At least nine people in Michigan died in 2018 after using kratom, according to the Michigan Department of Health and Human Services.
However, overdose deaths related to kratom could be undercounted because there’s no specific code classifying kratom and the plant may have been lumped in with opioids, including morphine, said Lynn Sutfin, a department spokeswoman.
Kent County Medical Examiner Dr. Stephen Cohle ruled Joey LaPenna’s death was caused by “mitragynine toxicity,” referring to an active ingredient in the kratom plant. Cohle said he’s investigated at least eight deaths related to kratom, but it’s unclear how the kratom may have interacted with other drugs at the time of death. Toxicology tests showed five of the individuals had taken other drugs, too, including cocaine, heroine, oxycodone and fentanyl, he told Bridge.
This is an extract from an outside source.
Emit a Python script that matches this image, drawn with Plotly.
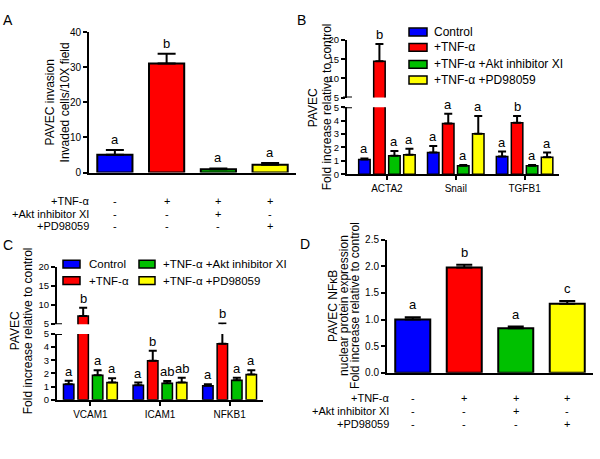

It may be, too, that some individuals react differently to kratom.
“I don’t really take a position. The FDA hasn’t ruled on it,” Cohle said. “But it has caused some deaths. I’d advise to stay away from it. At the very least, use with caution.”
On the west side of Grand Rapids, Peggy LaPenna recalls the January afternoon the day before her son died.
Her painfully thin son was sitting beside her in the passenger seat as they made their way toward their Ada home on U.S. 131.
He had been so stoned that day that LaPenna had to steady him by his belt loop so he could walk to the drug rehab facility they had just visited, but equally, he was so stubborn he’d refused to stay.
“I just started crying in the car. ‘Joey, I don’t know what to do. I give up. I can’t watch you do this anymore,’” Peggy, a retired X-ray technician, recalled. “Joey, please. You need help.”
She would later find her son’s body in his bedroom.
Now, more than two years later, LaPenna sometimes sees packets and bottles of kratom in gas stations, and she still wonders what she would have done differently had she had known that her son was using kratom.
“What do you do,” she said, “when a kid can say ‘Mom, it’s legal’?”